O presidente Recep Tayyip Erdogan retirou, neste sábado (20/3), a Turquia de um tratado internacional emblemático que tenta combater a violência contra as mulheres, uma decisão que indignou e decepcionou dentro e fora do país, onde a violência sexista está aumentando.
A retirada da Turquia da Convenção de Istambul é uma "notícia devastadora" e "põe em causa a proteção das mulheres" neste país, lamentou o Conselho da Europa, instituição da qual Ancara é membro e no âmbito da qual assinou este tratado em 2011.
A decisão de abandonar este tratado, o primeiro instrumento supranacional que estabelece normas obrigatórias para prevenir a violência contra as mulheres em trinta países, foi anunciada em um decreto presidencial publicado durante a madrugada.
Assim que foi divulgado, organizações de defesa dos direitos das mulheres convocaram manifestações para este sábado no país, onde o feminicídio vem crescendo há uma década.
Com este decreto, Erdogan cede às pressões de grupos conservadores e islâmicos, que alegam que os termos da Convenção violam os valores familiares "tradicionais", ao defender a igualdade entre os sexos, e favorecem a comunidade LGTB, uma vez que pede que as pessoas não sejam discriminadas por sua orientação sexual.
O presidente turco já havia mencionado a possibilidade de se retirar desse tratado no ano passado, na tentativa de conquistar o apoio de eleitores mais conservadores em um momento de crescentes dificuldades econômicas.
Desde então, as mulheres têm protestado em Istambul e outras cidades, pedindo ao governo que aplique este tratado vinculativo.
Os críticos do presidente turco condenaram imediatamente a retirada da Turquia.
"Anunciar, no meio da noite, a retirada da Turquia da Convenção de Istambul, quando violência é cometida contra mulheres todos os dias, nos enche de amargura", disse o prefeito de Istambul, Ekrem Imamoglu, um dos principais rivais do chefe de Estado.
É uma decisão que "atropela a luta que as mulheres travam há anos", acrescentou.
Gokce Gokcen, vice-presidente do partido social-democrata CHP (oposição), encarregada dos direitos humanos, tuitou que abandonar essa convenção significa "deixar as mulheres serem mortas".

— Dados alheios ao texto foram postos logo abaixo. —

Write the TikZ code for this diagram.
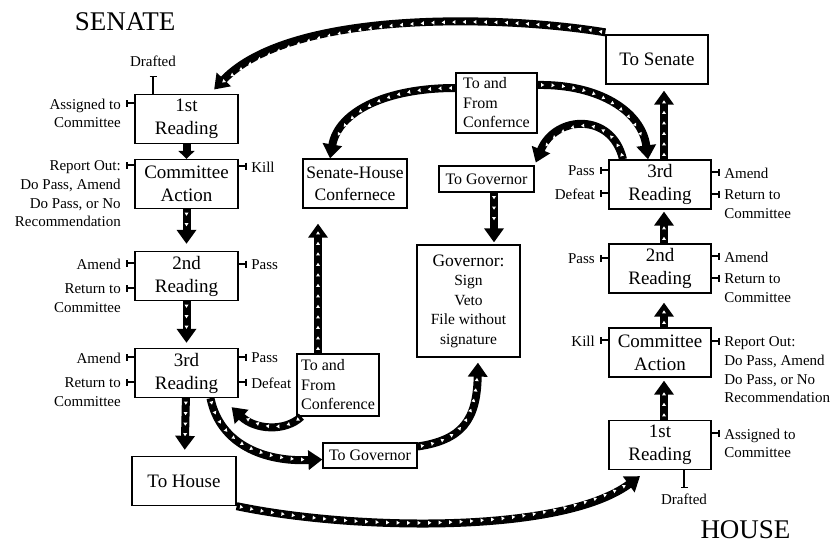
\documentclass[tikz,border=0pt]{standalone}
\usepackage{fontspec}
\setmainfont{Liberation Serif}
\usetikzlibrary{arrows.meta,decorations.markings}

\tikzset{
  stage/.style={draw, line width=1.3pt, minimum width=103pt, minimum height=49pt,
    inner sep=1pt, align=center, font=\fontsize{19}{23}\selectfont},
  smallstage/.style={stage, font=\fontsize{16}{19.5}\selectfont},
  lbl/.style={inner sep=0pt, font=\fontsize{15}{18.8}\selectfont},
  chamber/.style={inner sep=0pt, font=\fontsize{27}{30}\selectfont},
  tick/.style={line width=1.2pt, -{Bar[width=7pt]}},
  flow/.style={line width=8pt, -{Triangle[width=19pt,length=14pt]},
    postaction={decorate},
    decoration={markings, mark=between positions 5pt and -16pt step 10.5pt with
      {\fill[white] (-1.6pt,-2pt) -- (1.6pt,0pt) -- (-1.6pt,2pt) -- cycle;}}}
}

\begin{document}
\begin{tikzpicture}[x=1pt,y=-1pt]
        \useasboundingbox (0,0) rectangle (836,546);
        \node[chamber] (senate) at (125,21.5) {SENATE};
        \node[chamber] (house) at (745.5,530) {HOUSE};
        % senate side
        \node[stage] (s1) at (186.5,119) {1st\\Reading};
        \node[stage] (sca) at (186.5,184) {Committee\\Action};
        \node[stage] (s2) at (186.5,276) {2nd\\Reading};
        \node[stage] (s3) at (186.5,373) {3rd\\Reading};
        \node[stage, minimum width=104pt] (shouse) at (184,481) {To House};
        \node[smallstage, minimum width=94pt, minimum height=25pt] (sgov) at (370,455.5) {To Governor};
        \node[smallstage, minimum width=82pt, minimum height=62pt, align=left] (sconf) at (338,385)
          {To and\\From\\Conference};
        \node[stage, minimum width=104pt, font=\fontsize{17.5}{22}\selectfont] (shc) at (355,183.5)
          {Senate-House\\Confernece};
        % governor
        \node[smallstage, minimum width=81pt, minimum height=60pt, align=left] (hconf) at (496.5,103)
          {To and\\From\\Confernce};
        \node[smallstage, minimum width=95pt, minimum height=26pt] (hgov) at (486.5,179) {To Governor};
        \node[stage, minimum height=112pt, font=\fontsize{15.5}{19.5}\selectfont] (gov) at (468.5,301)
          {{\fontsize{17.5}{19.5}\selectfont Governor:}\\Sign\\Veto\\File without\\signature};
        % house side
        \node[stage, minimum width=102pt] (hsen) at (657,59.5) {To Senate};
        \node[stage, minimum width=102pt] (h3) at (660,184.5) {3rd\\Reading};
        \node[stage, minimum width=102pt] (h2) at (660,268.5) {2nd\\Reading};
        \node[stage, minimum width=102pt] (hca) at (660,352.5) {Committee\\Action};
        \node[stage, minimum width=102pt] (h1) at (660,445) {1st\\Reading};
        % senate ticks
        \draw[tick] (s1.north -| 153,0) -- ++(0,-18)
          node[lbl, anchor=base, yshift=9pt] (sdraft) {Drafted};
        \draw[tick] (s1.west |- 0,103) -- ++(-8,0)
          node[lbl, anchor=north east, align=right, xshift=-5pt, yshift=5pt] (sassign) {Assigned to\\Committee};
        \draw[tick] (sca.west |- 0,165) -- ++(-8,0)
          node[lbl, anchor=north east, align=right, xshift=-5pt, yshift=5pt] (sreport)
          {Report Out:\\Do Pass, Amend\\Do Pass, or No\\Recommendation};
        \draw[tick] (sca.east |- 0,166) -- ++(8,0)
          node[lbl, anchor=north west, xshift=4pt, yshift=5pt] (skill) {Kill};
        \draw[tick] (s2.west |- 0,263) -- ++(-8,0)
          node[lbl, anchor=north east, xshift=-5pt, yshift=5pt] (samend2) {Amend};
        \draw[tick] (s2.west |- 0,288) -- ++(-8,0)
          node[lbl, anchor=north east, align=right, xshift=-5pt, yshift=5pt] (sreturn2) {Return to\\Committee};
        \draw[tick] (s2.east |- 0,264) -- ++(8,0)
          node[lbl, anchor=north west, xshift=4pt, yshift=5pt] (spass2) {Pass};
        \draw[tick] (s3.west |- 0,357) -- ++(-8,0)
          node[lbl, anchor=north east, xshift=-5pt, yshift=5pt] (samend3) {Amend};
        \draw[tick] (s3.west |- 0,382) -- ++(-8,0)
          node[lbl, anchor=north east, align=right, xshift=-5pt, yshift=5pt] (sreturn3) {Return to\\Committee};
        \draw[tick] (s3.east |- 0,357) -- ++(8,0)
          node[lbl, anchor=north west, xshift=4pt, yshift=5pt] (spass3) {Pass};
        \draw[tick] (s3.east |- 0,382) -- ++(8,0)
          node[lbl, anchor=north west, xshift=4pt, yshift=5pt] (sdefeat3) {Defeat};
        % house ticks
        \draw[tick] (h3.west |- 0,170) -- ++(-8,0)
          node[lbl, anchor=north east, xshift=-5pt, yshift=5pt] (hpass3) {Pass};
        \draw[tick] (h3.west |- 0,193) -- ++(-8,0)
          node[lbl, anchor=north east, xshift=-5pt, yshift=5pt] (hdefeat3) {Defeat};
        \draw[tick] (h3.east |- 0,172) -- ++(8,0)
          node[lbl, anchor=north west, xshift=4pt, yshift=5pt] (hamend3) {Amend};
        \draw[tick] (h3.east |- 0,194) -- ++(8,0)
          node[lbl, anchor=north west, align=left, xshift=4pt, yshift=5pt] (hreturn3) {Return to\\Committee};
        \draw[tick] (h2.west |- 0,258) -- ++(-8,0)
          node[lbl, anchor=north east, xshift=-5pt, yshift=5pt] (hpass2) {Pass};
        \draw[tick] (h2.east |- 0,256) -- ++(8,0)
          node[lbl, anchor=north west, xshift=4pt, yshift=5pt] (hamend2) {Amend};
        \draw[tick] (h2.east |- 0,278) -- ++(8,0)
          node[lbl, anchor=north west, align=left, xshift=4pt, yshift=5pt] (hreturn2) {Return to\\Committee};
        \draw[tick] (hca.west |- 0,340) -- ++(-8,0)
          node[lbl, anchor=north east, xshift=-5pt, yshift=5pt] (hkill) {Kill};
        \draw[tick] (hca.east |- 0,341) -- ++(8,0)
          node[lbl, anchor=north west, align=left, xshift=4pt, yshift=5pt] (hreport)
          {Report Out:\\Do Pass, Amend\\Do Pass, or No\\Recommendation};
        \draw[tick] (h1.east |- 0,433) -- ++(8,0)
          node[lbl, anchor=north west, align=left, xshift=4pt, yshift=5pt] (hassign) {Assigned to\\Committee};
        \draw[tick] (h1.south -| 684,0) -- ++(0,18)
          node[lbl, anchor=north, yshift=-5pt] (hdraft) {Drafted};
        % flows
        \draw[flow, -{Triangle[width=16pt,length=8pt]}] (s1) -- (sca);
        \draw[flow, shorten >=7pt] (sca) -- (s2);
        \draw[flow, shorten >=5pt] (s2) -- (s3);
        \draw[flow, shorten >=6pt] (s3) -- (shouse);
        \draw[flow] ([xshift=24pt]s3.south) .. controls (220,445) and (265,462) .. ([yshift=-4pt]sgov.west);
        \draw[flow] ([xshift=5pt]sconf.south west) .. controls (285,432) and (255,430)
          .. ([xshift=-7pt,yshift=-9pt]s3.south east);
        \draw[flow, shorten >=15pt] (sconf.north -| 318,0) -- (shc.south -| 318,0);
        \draw[flow] ([yshift=15pt]hconf.west) .. controls (385,88) and (338,112) .. (shc.north -| 330,0);
        \draw[flow] ([yshift=18pt]hconf.east) .. controls (600,84) and (642,112) .. (h3.north -| 648,0);
        \draw[flow, shorten >=3pt] (h3.north -| 623,0) .. controls (612,112) and (555,115) .. (hgov.north east);
        \draw[flow, shorten >=2pt] (hgov.south -| 494,0) -- (gov.north -| 494,0);
        \draw[flow, shorten >=5pt] ([yshift=9pt]sgov.east) .. controls (462,440) and (477,420) .. (gov.south -| 478,0);
        \draw[flow, shorten >=6pt] (h3.north -| 664,0) -- (hsen.south -| 664,0);
        \draw[flow, shorten >=2pt] (h2.north -| 664,0) -- (h3.south -| 664,0);
        \draw[flow, shorten >=9pt] (hca.north -| 664,0) -- (h2.south -| 664,0);
        \draw[flow, shorten >=3pt] (h1.north -| 664,0) -- (hca.south -| 664,0);
        \draw[flow, shorten >=6pt] ([yshift=2pt]hsen.north west) .. controls (500,15) and (290,10) .. (s1.north -| 210,0);
        \draw[flow] (shouse.south east) .. controls (350,530) and (560,535) .. ([xshift=-20pt,yshift=-6pt]h1.south);
      \end{tikzpicture}
\end{document}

"Apesar de vocês e de sua maldade, continuaremos vivas e ressuscitaremos o acordo", escreveu no Twitter.
A Convenção de Istambul obriga os governos a adotarem leis que punem a violência doméstica e abusos semelhantes, incluindo estupro conjugal e mutilação genital feminina.
Diante da avalanche de críticas, o governo tentou assegurar seu compromisso com a luta contra a violência de gênero.
"Vamos avançar na luta contra a violência, com um princípio: 'tolerância zero'", disse a ministra responsável pela Família, Zehra Zumrut Selcuk, citada pela agência de notícias estatal Anadolu.
Os assassinatos de mulheres e a violência sexista são um mal crônico na Turquia.
Em 2020, 300 mulheres morreram nas mãos de seus companheiros ou ex-companheiros, segundo a associação "Vamos acabar com o feminicídio".
Esta organização é uma das que organizaram manifestações em Istambul neste sábado.
"Abandonem esta decisão, apliquem a Convenção", pediu no Twitter Fidan Ataselim, secretária-geral desta associação.
No início de março, houve uma comoção no país devido à publicação de um vídeo que mostrava um homem espancando sua ex-mulher no meio da rua, na presença da filha.
O agressor foi preso e Erdogan anunciou a criação de uma comissão parlamentar para analisar a legislação em vigor e os meios de combate a esse tipo de violência.
Mas as associações de defesa dos direitos das mulheres acusam o governo de não aplicar a lei com firmeza e consideram que o sentimento de impunidade que prevalece protege os crimes.